La guerra había desolado ciudades y almas. Tras ser apresado, junto a incontables soldados más, por el ejército rojo, la aceptación de su síno era la opción más inteligente. Estaba seguro que jamás volvería a ver a los suyos.
En un suspiro que en verdad fueron meses, acabó en Siberia en un campo de trabajo para prisioneros. De aquel lugar solo se salía con los pies por delante, e incluso ni eso. Los cadáveres de quienes fallecían acababan sepultados a miles de kilómetros de sus seres queridos.

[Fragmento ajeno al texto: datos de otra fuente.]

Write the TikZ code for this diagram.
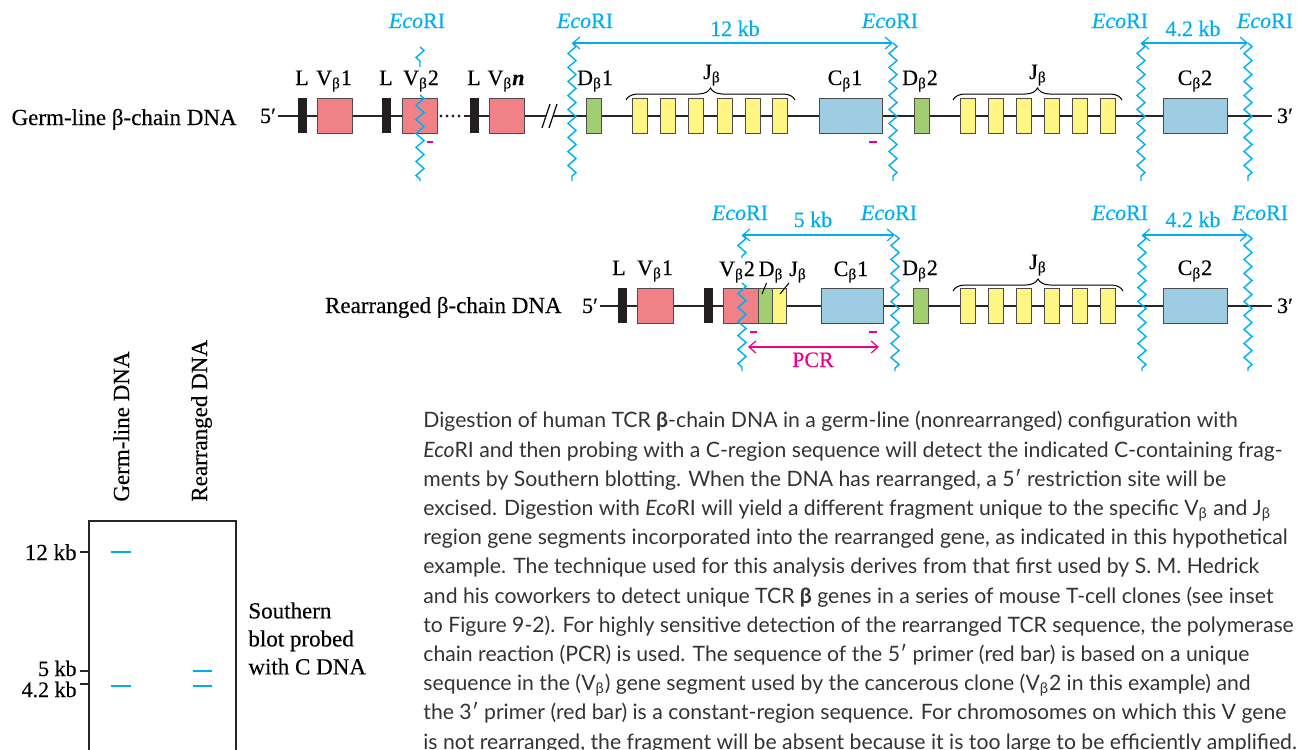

A veces el destino tiene giros muy inesperados, y gracias a un mínimo de conocimientos médicos y a su militancia de joven en el partido comunista alemán, fue tratado con ciertos privilegios…una casa en el pueblo, ropa, y una libertad que se negaba a cualquier otro reo. No obstante, quién era capaz de escapar del fin del mundo. Solo eran necesarios unos guardianes déspotas que pudieran amedrentarles lo suficiente para que trabajaran. Casi nadie huía o quien lo hiciera tenía muchas posibilidades de acabar muriendo al desconocer la lengua y ser descubierto, o de hambre. Una posguerra hace que todo lo que suena a extraño sea mirado con temor y recelo.
Aún así, tras siete años atendiendo a gente y tener una vida en cierta forma apacible, escapó de su prisión helada. Una rusa enamorada de él le ayudó a huir. También le favorecieron el idioma que aprendió con fluidez, y su pinta eslava, siendo rubio con profundos ojos azules. Contra todo pronóstico logró regresar a su pequeño pueblo sajón. Llamó a la puerta de su casa y abrió un hombre desconocido. La que fue su mujer entreabrió la boca enmudecida. Él, sin mediar palabra, se dio media vuelta y junto a dos amargas lágrimas pensó en Natacha y en su cárcel de hielo siberiana.